Few Bible stories tell of such a dramatic change in direction as the man of Mark 5:1-20. Jesus, accompanied by his disciples, having sailed through the night, arrive in the Gentile countryside of the Gerasenes, on the eastern shore of the sea of Galilee. Having landed, they were immediately met by a man from the city who had demons. For a long time he had worn no clothes, and he had not lived in a house but among the tombs (Luke 8:27). Mark 5:3-6 tells us that no one could bind him anymore, not even with a chain, for he had often been bound with shackles and chains, but he wrenched the chains apart, and he broke the shackles in pieces. No one had the strength to subdue him. Night and day among the tombs and on the mountains he was always crying out and cutting himself with stones. And when he saw Jesus from afar, he ran and fell down before him.

This man was about to experience the very thing he had most likely given up all hope of; deliverance from the extremely destructive effects of demonic power in his life. 1 John 3:8 tells us that the reason the Son of God appeared was to destroy the works of the devil. And this man, who had taken on the name of Legion, was about to experience the absolute and uncontested power of Jesus Christ over demonic authorities.

Close to the landing place was a nearby town’s graveyard with a herd of 2000 pigs grazing on a sloping grass paddock. Now, pigs are not tranquil grazers. Pigs are scavengers who forage for food of any kind by digging holes. They’re noisy carnivore bullies who rustle and tussle with each other  without polite manners. Everything about this scene was out of sorts by our modern way of thinking. From the group of dishevelled Jewish sailors in a Gentile region, the loud and violent demon possessed man, to the loud and smelly pigs. The whole scene reeked of disorder. Then, in steps the Son of God, bringing order into chaos!

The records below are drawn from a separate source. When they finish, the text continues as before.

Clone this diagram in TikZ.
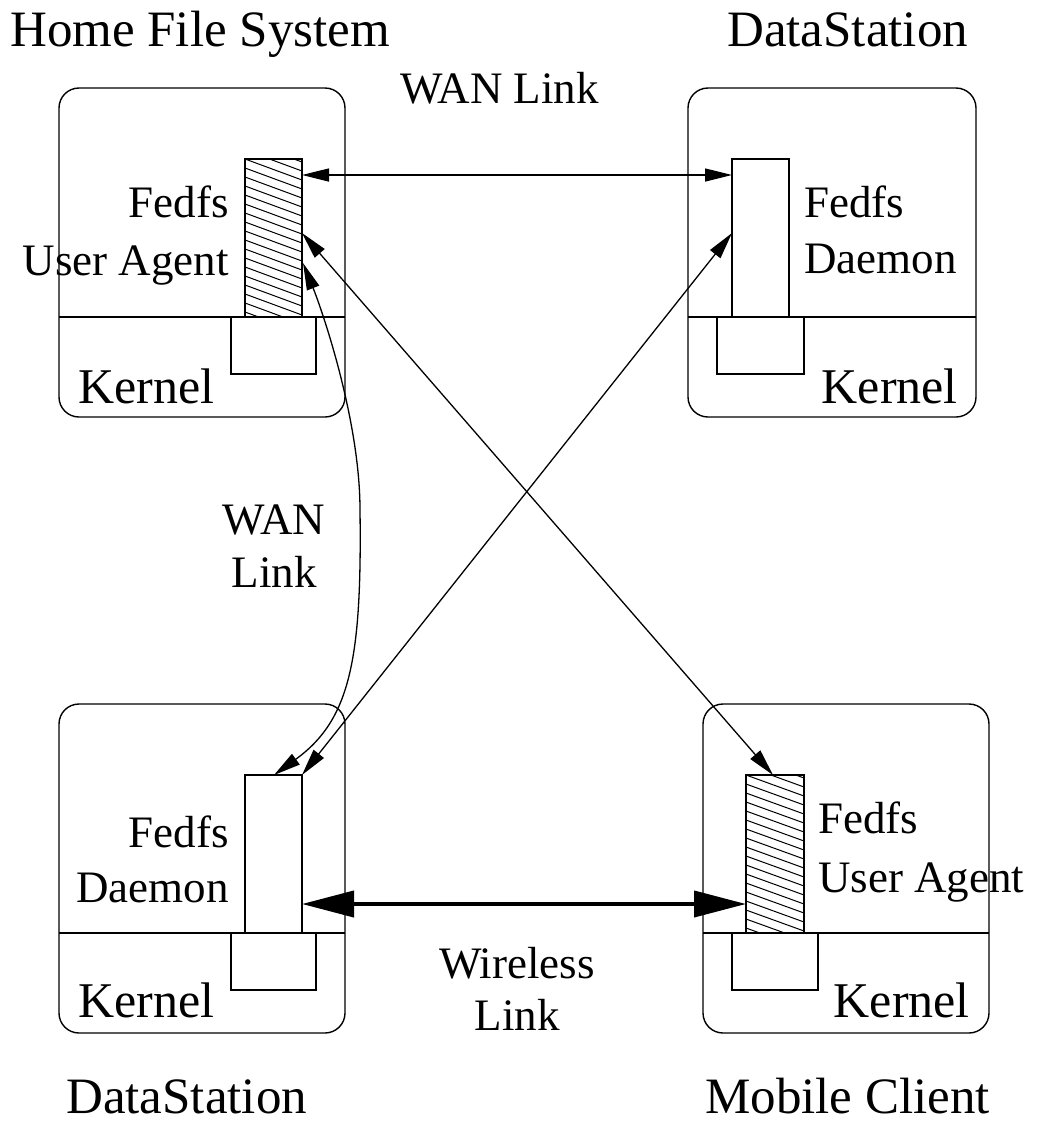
\documentclass[tikz,border=0pt]{standalone}
\usepackage{fontspec}
\setmainfont{Liberation Serif}
\usetikzlibrary{arrows.meta}
\begin{document}
\begin{tikzpicture}[x=1pt,y=-1pt,
  host/.style={draw, line width=1.4pt, rounded corners=20pt, inner sep=0pt, outer sep=0pt},
  module/.style={draw, line width=1.4pt, fill=white, inner sep=0pt, outer sep=0pt},
  divider/.style={line width=1.4pt},
  hatch/.style={line width=1pt},
  title/.style={font=\fontsize{51}{60}\selectfont, inner sep=0pt},
  kern/.style={font=\fontsize{50}{60}\selectfont, inner sep=0pt},
  lbl/.style={font=\fontsize{45}{54}\selectfont, inner sep=0pt},
  link/.style={line width=1.3pt, {Triangle[length=27pt,width=13pt]}-{Triangle[length=27pt,width=13pt]}},
  wireless/.style={line width=4pt, {Triangle[length=52pt,width=26pt]}-{Triangle[length=52pt,width=26pt]}},
]
\useasboundingbox (0,0) rectangle (1038,1128);

% ---- host machines ----
\node[host, minimum width=286pt, minimum height=329pt] (hfs) at (202,252.5) {};
\node[host, minimum width=288pt, minimum height=329pt] (dsa) at (832,252.5) {};
\node[host, minimum width=286pt, minimum height=329pt] (dsb) at (202,868.5) {};
\node[host, minimum width=286pt, minimum height=329pt] (mob) at (846,868.5) {};

% user space / kernel boundaries
\draw[divider] (59,317) -- (345,317);
\draw[divider] (688,317) -- (976,317);
\draw[divider] (59,933) -- (345,933);
\draw[divider] (703,933) -- (989,933);

% ---- kernel modules ----
\node[module, minimum width=85pt, minimum height=57pt] (hfsk) at (273.5,345.5) {};
\node[module, minimum width=87pt, minimum height=57pt] (dsak) at (760.5,345.5) {};
\node[module, minimum width=85pt, minimum height=57pt] (dsbk) at (273.5,961.5) {};
\node[module, minimum width=86pt, minimum height=57pt] (mobk) at (775,961.5) {};

% ---- user level processes ----
\node[module, minimum width=57pt, minimum height=158pt] (hfsua) at (273.5,238) {};
\node[module, minimum width=57pt, minimum height=158pt] (dsad) at (760.5,238) {};
\node[module, minimum width=57pt, minimum height=158pt] (dsbd) at (273.5,854) {};
\node[module, minimum width=58pt, minimum height=158pt] (mobua) at (775,854) {};

% hatching of the user agents
\begin{scope}
  \clip (245,159) rectangle (302,317);
  \foreach \k in {-3,...,18} \draw[hatch] (245,{159+9*\k}) -- ++(57,21);
\end{scope}
\draw[line width=1.4pt] (245,159) rectangle (302,317);
\begin{scope}
  \clip (746,775) rectangle (804,933);
  \foreach \k in {-3,...,18} \draw[hatch] (746,{775+9*\k}) -- ++(58,21);
\end{scope}
\draw[line width=1.4pt] (746,775) rectangle (804,933);

% ---- texts ----
\node[title, anchor=base west] (t1) at (10,46) {Home File System};
\node[title, anchor=base west] (t2) at (727,46) {DataStation};
\node[title, anchor=base west] (t3) at (66,1113) {DataStation};
\node[title, anchor=base west] (t4) at (705,1113) {Mobile Client};

\node[lbl, anchor=base east] (l1a) at (229,217) {Fedfs};
\node[lbl, anchor=base east] (l1b) at (229,275) {User Agent};
\node[kern, anchor=base west] (k1) at (78,403) {Kernel};

\node[lbl, anchor=base west] (l2a) at (804,217) {Fedfs};
\node[lbl, anchor=base west] (l2b) at (804,273) {Daemon};
\node[kern, anchor=base east] (k2) at (958,403) {Kernel};

\node[lbl, anchor=base east] (l3a) at (229,847) {Fedfs};
\node[lbl, anchor=base east] (l3b) at (229,902) {Daemon};
\node[kern, anchor=base west] (k3) at (78,1017) {Kernel};

\node[lbl, anchor=base west] (l4a) at (818,833) {Fedfs};
\node[lbl, anchor=base west] (l4b) at (818,892) {User Agent};
\node[kern, anchor=base east] (k4) at (970,1017) {Kernel};

\node[lbl, anchor=base west] (w1) at (400,103) {WAN Link};
\node[lbl, anchor=base] (w2a) at (274,534) {WAN};
\node[lbl, anchor=base] (w2b) at (274,587) {Link};
\node[lbl, anchor=base] (w3a) at (517,978) {Wireless};
\node[lbl, anchor=base] (w3b) at (517,1030) {Link};

% ---- connector end points on the processes ----
\coordinate (ua1) at (302,175);
\coordinate (ua2) at (302,233);
\coordinate (ua3) at (303,263);
\coordinate (da1) at (732,175);
\coordinate (da2) at (732,233);
\coordinate (db1) at (302,775);
\coordinate (db2) at (274,775);
\coordinate (db3) at (302,904);
\coordinate (mu1) at (773,775);
\coordinate (mu2) at (746,904);
\coordinate (bend) at (360,510);

% ---- links ----
\draw[link] (ua1) -- (da1);
\draw[link] (ua2) -- (mu1);
\draw[link] (da2) -- (db1);
\draw[link] (ua3) .. controls (322,310) and (360,420) .. (bend)
                  .. controls (362,660) and (350,720) .. (db2);
\draw[wireless] (db3) -- (mu2);
\end{tikzpicture}
\end{document}
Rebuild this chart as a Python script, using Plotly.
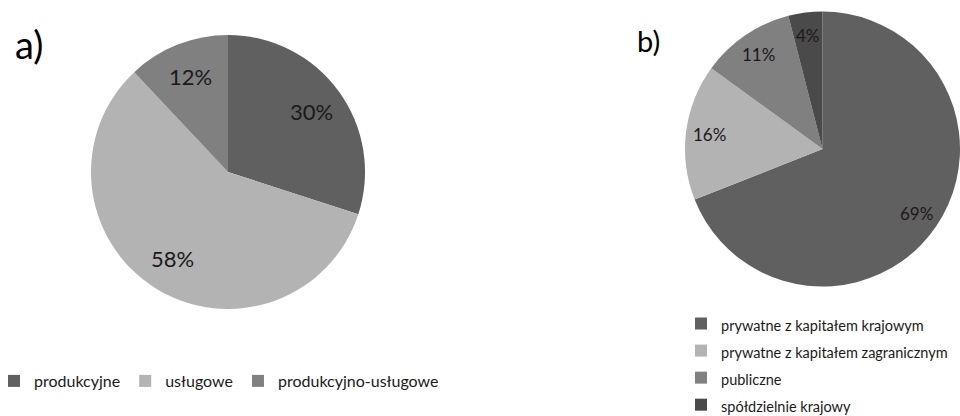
import math
import plotly.graph_objects as go

labels_a = ["produkcyjne", "usługowe", "produkcyjno-usługowe"]
values_a = [30, 58, 12]
colors_a = ["#606060", "#b3b3b3", "#808080"]

labels_b = ["prywatne z kapitałem krajowym", "prywatne z kapitałem zagranicznym",
            "publiczne", "spółdzielnie krajowy"]
values_b = [69, 16, 11, 4]
colors_b = ["#606060", "#b3b3b3", "#808080", "#4a4a4a"]

FONT = "Lato"
W, H = 960, 416

# pie domains in pixels (x0, x1, ytop, ybottom)
dom_a = (91, 365, 35, 309)
dom_b = (685, 960, 10, 288)


def dom(d):
    x0, x1, yt, yb = d
    return dict(x=[x0 / W, x1 / W], y=[1 - yb / H, 1 - yt / H])


def label_annotations(values, d, frac, size):
    x0, x1, yt, yb = d
    cx, cy = (x0 + x1) / 2, (yt + yb) / 2
    r = min(x1 - x0, yb - yt) / 2
    total = sum(values)
    out = []
    cum = 0
    for v in values:
        mid = (cum + v / 2) / total * 2 * math.pi
        cum += v
        px = cx + frac * r * math.sin(mid)
        py = cy - frac * r * math.cos(mid)
        out.append(dict(text=f"{v}%", x=px / W, y=1 - py / H, xref="paper", yref="paper",
                        xanchor="center", yanchor="middle", showarrow=False,
                        font=dict(family=FONT, size=size, color="#1a1a1a")))
    return out


legend_b_text = [f"<span style='font-size:14.5px'>{t}</span>" for t in labels_b]

fig = go.Figure()
fig.add_trace(go.Pie(
    labels=labels_a, values=values_a, sort=False, direction="clockwise", rotation=0,
    marker=dict(colors=colors_a, line=dict(width=0)),
    textinfo="none", textposition="none",
    domain=dom(dom_a),
    legend="legend", hoverinfo="label+percent",
))
fig.add_trace(go.Pie(
    labels=legend_b_text, values=values_b, sort=False, direction="clockwise", rotation=0,
    marker=dict(colors=colors_b, line=dict(width=0)),
    textinfo="none", textposition="none", customdata=labels_b,
    hovertemplate="%{customdata}<br>%{percent}<extra></extra>",
    domain=dom(dom_b),
    legend="legend2",
))

annotations = [
    dict(text="a)", x=13 / W, y=1 - 44 / H, xref="paper", yref="paper",
         xanchor="left", yanchor="middle", showarrow=False,
         font=dict(family=FONT, size=38, color="#000")),
    dict(text="b)", x=635 / W, y=1 - 40 / H, xref="paper", yref="paper",
         xanchor="left", yanchor="middle", showarrow=False,
         font=dict(family=FONT, size=29, color="#000")),
]
annotations += label_annotations(values_a, dom_a, 0.75, 22)
annotations += label_annotations(values_b, dom_b, 0.83, 17)

fig.update_layout(
    width=W, height=H,
    margin=dict(l=0, r=0, t=0, b=0, autoexpand=False),
    paper_bgcolor="white", plot_bgcolor="white",
    font=dict(family=FONT, color="#1a1a1a"),
    legend=dict(orientation="h", x=-6 / W, y=1 - 381 / H, xanchor="left", yanchor="middle",
                font=dict(family=FONT, size=16, color="#1a1a1a"), itemwidth=30),
    legend2=dict(orientation="v", x=681 / W, y=1 - 305 / H, xanchor="left", yanchor="top",
                 font=dict(family=FONT, size=18.5, color="#1a1a1a"), itemwidth=30),
    annotations=annotations,
)

fig.write_html("out.html")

Jesus speaks with Legion, and the demons, knowing that Jesus was about to cast them out, request to be sent into the nearby heard of pigs, which Jesus did. To everyone’s surprise, the entire herd of pigs’ stampede into the sea of Galilee. Understandably, the herdsmen fled and told it in the city and in the country… (Mark 5:14), …they told everything, especially what had happened to the demon-possessed men (Matthew 8:33). Unwittingly, these herdsmen became evangelists simply by spreading the news near and far of what Jesus had done. They didn’t get creative with a different method for each hearing, they simply retold the facts, especially of the deliverance of the man. Job well done men!

The result was they came to Jesus and saw the demon-possessed man, the one who had had the legion, sitting there, clothed and in his right mind, and they were afraid (Mark 5:14-15). Verse 17 says, they began to beg Jesus to depart from their region. These people didn’t simply want Jesus to be silent, or to stop doing miracles, they wanted Jesus out of their lives. As Jesus was getting into the boat to depart, the delivered man asked to travel with Him. But Jesus instructed him to go home to your own people and tell them how much the Lord has done for you, and how he has had mercy on you (Mark 5:19).

As followers of Jesus, we testify about Jesus’ mercy and what He has done!   It’s that simple.